Two Minutes With The TSA

At the 1:30 mark in the private room, I make my only mistake. During the third and final vertical pass across my shaft, TSA guy “Zed” says: “You can relax, sir.” That was probably in response to the fact that I was sweating so profusely I probably needed an IV. But I did not appreciate it. I wanted to say, “The next time I use an epic tragedy as a trumped up excuse to molest you, we’ll see how relaxed you are.” Of course, I didn’t say that, but I did flash him my “if you were any other man, I’d kill you where you stand” look. In fairness to him, it must be difficult making new blood enemies every single day.

The main guy finishes me off by tapping the top of my left foot. I notice this because he didn’t tap the bottom of my left foot, or address my right foot at all. So, for those playing along at home, I couldn’t have nestled a marijuana leaf in my pants, but I’d have gotten away with a pack of joints in my right sock.

That’s when the lawyer part of my brain comes back online with about ten Fourth Amendment questions. How is this a “reasonable” search under any level of scrutiny? I haven’t spent a day in lockup, but even I know that your butt cheeks are where you store stabbing weapons. Yet, they did not search up there. The TSA is so reactionary that they probably won’t do that until there’s a rectal bomber, but once there is, every airport trip will double as a prostate exam.

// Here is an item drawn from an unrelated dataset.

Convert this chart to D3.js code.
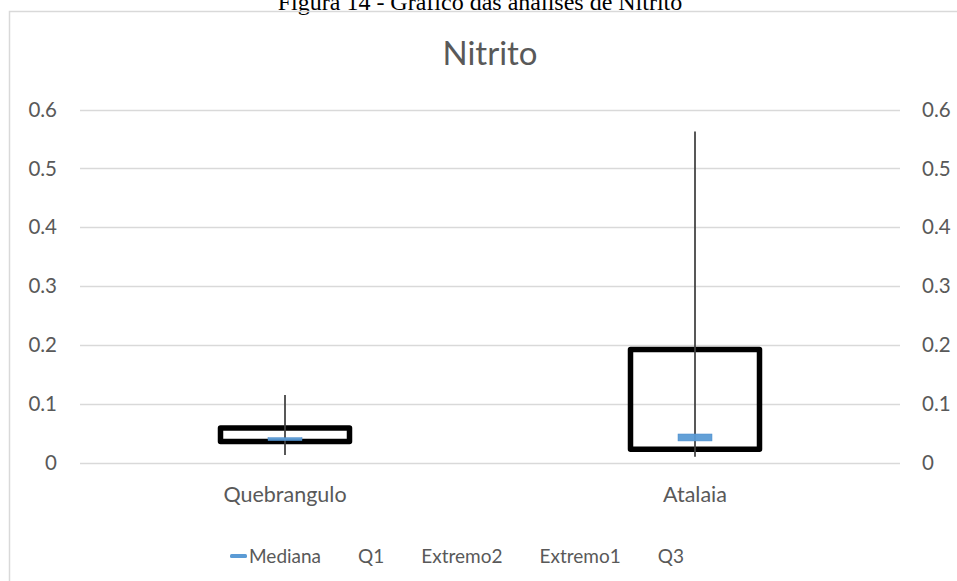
<!DOCTYPE html>
<html>
<head>
<meta charset="utf-8">
<script src="https://cdn.jsdelivr.net/npm/d3@7"></script>
<style>
  html, body { margin: 0; padding: 0; background: #fff; }
  svg { display: block; }
</style>
</head>
<body>
<svg id="chart" width="957" height="581"></svg>
<script>
// Nitrito box summary per site
const categories = ["Quebrangulo", "Atalaia"];
const extremo1 = [0.014, 0.011];   // lower extreme
const q1       = [0.037, 0.024];
const medianLo = [0.0384, 0.0379]; // median marker span
const medianHi = [0.0435, 0.0497];
const q3       = [0.060, 0.193];
const extremo2 = [0.116, 0.5625];  // upper extreme
const yTicks   = [0, 0.1, 0.2, 0.3, 0.4, 0.5, 0.6];
const legendItems = ["Mediana", "Q1", "Extremo2", "Extremo1", "Q3"];

const svg = d3.select("#chart");
const W = 957, H = 581;
const font = "Lato, 'Open Sans', sans-serif";
const textColor = "#595959";
const gridColor = "#d9d9d9";

// Figure caption (Times)
svg.append("text")
  .attr("x", 480).attr("y", 9.5)
  .attr("text-anchor", "middle")
  .attr("font-family", "'Liberation Serif', 'Times New Roman', serif")
  .attr("font-size", 24)
  .attr("fill", "#000")
  .text("Figura 14 - Gráfico das análises de Nitrito");

// Chart area frame
svg.append("path")
  .attr("d", `M9.5,${H + 2}V11.5H${W + 2}`)
  .attr("fill", "none")
  .attr("stroke", gridColor)
  .attr("stroke-width", 1.5);

// Title
svg.append("text")
  .attr("x", 490).attr("y", 65)
  .attr("text-anchor", "middle")
  .attr("font-family", font)
  .attr("font-size", 33)
  .attr("fill", textColor)
  .text("Nitrito");

const x = d3.scaleBand().domain(categories).range([80, 900]);
const y = d3.scaleLinear().domain([0, 0.6]).range([463.3, 109.5]);

// Gridlines
svg.append("g")
  .selectAll("line")
  .data(yTicks)
  .join("line")
  .attr("x1", 80).attr("x2", 900)
  .attr("y1", d => Math.round(y(d)) + 0.5)
  .attr("y2", d => Math.round(y(d)) + 0.5)
  .attr("stroke", gridColor)
  .attr("stroke-width", 1.5);

const fmt = d => d === 0 ? "0" : d3.format(".1f")(d);

// Left axis
const leftAxis = svg.append("g")
  .attr("transform", "translate(57,0)")
  .call(d3.axisLeft(y).tickValues(yTicks).tickFormat(fmt).tickSize(0).tickPadding(0));
// Right axis
const rightAxis = svg.append("g")
  .attr("transform", "translate(922,0)")
  .call(d3.axisRight(y).tickValues(yTicks).tickFormat(fmt).tickSize(0).tickPadding(0));
[leftAxis, rightAxis].forEach(g => {
  g.select(".domain").remove();
  g.selectAll("text")
    .attr("font-family", font)
    .attr("font-size", 20.5)
    .attr("fill", textColor);
});

// Category labels
const xAxis = svg.append("g")
  .attr("transform", "translate(0,502)")
  .call(d3.axisBottom(x).tickSize(0).tickPadding(0));
xAxis.select(".domain").remove();
xAxis.selectAll("text")
  .attr("font-family", font)
  .attr("font-size", 21.5)
  .attr("fill", textColor)
  .attr("y", 0)
  .attr("dy", 0);

const boxW = 129;
const idx = d3.range(categories.length);

// Boxes Q1..Q3
svg.append("g")
  .selectAll("rect")
  .data(idx)
  .join("rect")
  .attr("x", i => x(categories[i]) + x.bandwidth() / 2 - boxW / 2)
  .attr("width", boxW)
  .attr("y", i => y(q3[i]))
  .attr("height", i => y(q1[i]) - y(q3[i]))
  .attr("fill", "none")
  .attr("stroke", "#000")
  .attr("stroke-width", 5.5)
  .attr("stroke-linejoin", "round");

// Whiskers between extremes
svg.append("g")
  .selectAll("line")
  .data(idx)
  .join("line")
  .attr("x1", i => x(categories[i]) + x.bandwidth() / 2)
  .attr("x2", i => x(categories[i]) + x.bandwidth() / 2)
  .attr("y1", i => y(extremo2[i]))
  .attr("y2", i => y(extremo1[i]))
  .attr("stroke", "#404040")
  .attr("stroke-width", 1.75);

// Median markers
const medW = 34;
svg.append("g")
  .selectAll("rect")
  .data(idx)
  .join("rect")
  .attr("x", i => x(categories[i]) + x.bandwidth() / 2 - medW / 2)
  .attr("width", medW)
  .attr("y", i => y(medianHi[i]))
  .attr("height", i => y(medianLo[i]) - y(medianHi[i]))
  .attr("fill", "#5b9bd5")
  .attr("fill-opacity", 0.95)
  .attr("stroke", "#4a8ccc")
  .attr("stroke-width", 0.5);

// Legend
const legend = svg.append("g").attr("transform", "translate(0,563)");
let lx = 230;
legendItems.forEach((name, i) => {
  if (i === 0) {
    legend.append("rect")
      .attr("x", lx).attr("y", -9)
      .attr("width", 17).attr("height", 4)
      .attr("rx", 1.5)
      .attr("fill", "#5b9bd5");
    lx += 19;
  }
  const t = legend.append("text")
    .attr("x", lx).attr("y", 0)
    .attr("font-family", font)
    .attr("font-size", 19)
    .attr("fill", textColor)
    .text(name);
  lx += t.node().getComputedTextLength() + 37;
});
</script>
</body>
</html>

As I walk out of the screening room — not much more than two minutes after I entered — I’m trying to re-tuck in my shirt and grab my clothes (note: my bags were not searched, at all; maybe the TSA thinks that crotches are themselves weapons of mass destruction). Rage builds inside me. Not at the TSA (I was still too worried about pissing them off), but at Article III judges. How many of them, do you think, have been handled by the TSA in this way? Less than 1 percent, I imagine.

In fact, these judges are used to a world where extremely educated people use honorifics and kiss their asses every single day. What would one of them think if they were dressed down, taken to a secret place, molested, and then kicked back out into the garish light of a major airport, still trying to pull their underwear out of their ass cracks? Do you think they’d still all be so damn eager to allow the TSA to do whatever it wants?

Do you think a TSA administrator would want his wife to go through that? Do you think the Secret Service would allow the President to be touched in that manner by any person other than his doctor or the First Lady?

-Full story on Above The Law

I'm a little uncomfortable with the idea that flying out of an American airport means consenting to being molested by a stranger (Don't call it rape, though, or the TSA might sue you for a half million dollars).

Locking cabin doors on airplanes (duh?) was the only reasonable security enhancement that followed 9/11. The rest is expensive, abusive theater.